Pode-se argumentar, é claro,
que essa é uma estratégia arriscada também para os fundos abutres, pois o
default técnico-jurídico pode jogar por terra o valor atual dos bônus
argentinos, como aconteceu em 2002. É verdade. Mas, por trás dessa arriscada
estratégia jurídica, há também um frio cálculo político. Os fundos abutres
estão apostando alto na derrota de Kirchner nas próximas eleições e em sua
substituição por um governo mais “sensível aos interesses dos investidores”,
que se disporia a pagar os lucros estratosféricos pretendidos.
O esquema é conhecido:
cria-se uma crise para prejudicar um governo pouco receptivo aos interesses dos
especuladores, para depois lucrar muito com um governo “amigo das
finanças”. A renúncia da soberania
jurídica funciona melhor quando há um comprometimento da soberania política.

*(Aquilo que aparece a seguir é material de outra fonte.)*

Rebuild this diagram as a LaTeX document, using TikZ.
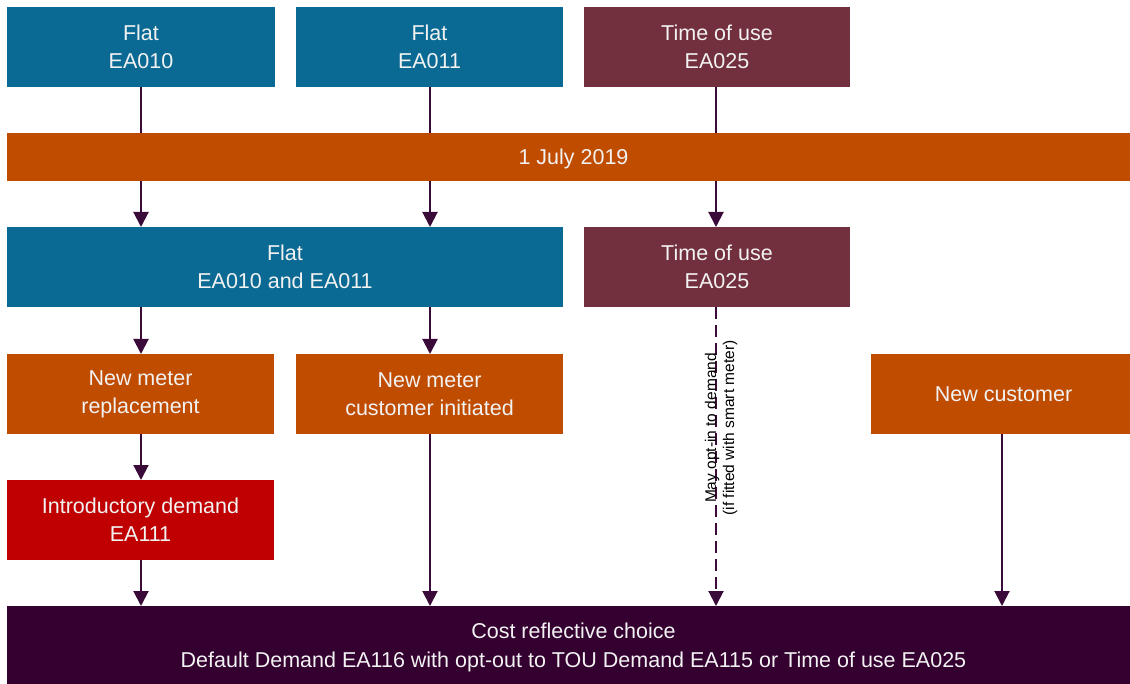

O Task Force Argentina, grupo de lobby que defende os interesses dos
abutres, gasta mais de US$ 7 milhões por ano somente para apoiar políticos
comprometidos com sua agenda. Financia também organizações não governamentais e
a produção de artigos, “análises” e “estudos”. A bem da verdade, é um
investimento baixo para o lucro almejado. Se tiverem êxito, os abutres poderão
vender ativos comprados por US$ 49 milhões por 1,3 bilhão. Tudo isso, é óbvio, a
expensas do bem-estar da população argentina, que teria de pagar pelo “ajuste”
econômico necessário para financiar a farra dos especuladores.
Porém, não são somente os
abutres que fazem política. Toda a banca faz. Os especuladores de todas as
plumagens sempre arranjam uma maneira de lucrar muito com as crises, reais ou
fabricadas.
Há inúmeras task forces por aí, ameaçando a
soberania jurídica e política de muitos países, inclusive o Brasil. Trata-se de
algo ameaçador e muito ruim para os interesses nacionais.
O pior, contudo, é que muita
gente por aqui continua a achar que as “análises” do Santander, do Empirucus, et caterva, são “técnicas” e muito
apropriadas.
Bom, se é assim, melhor
fazer como dizia Manuel Bandeira: cantar um tango argentino.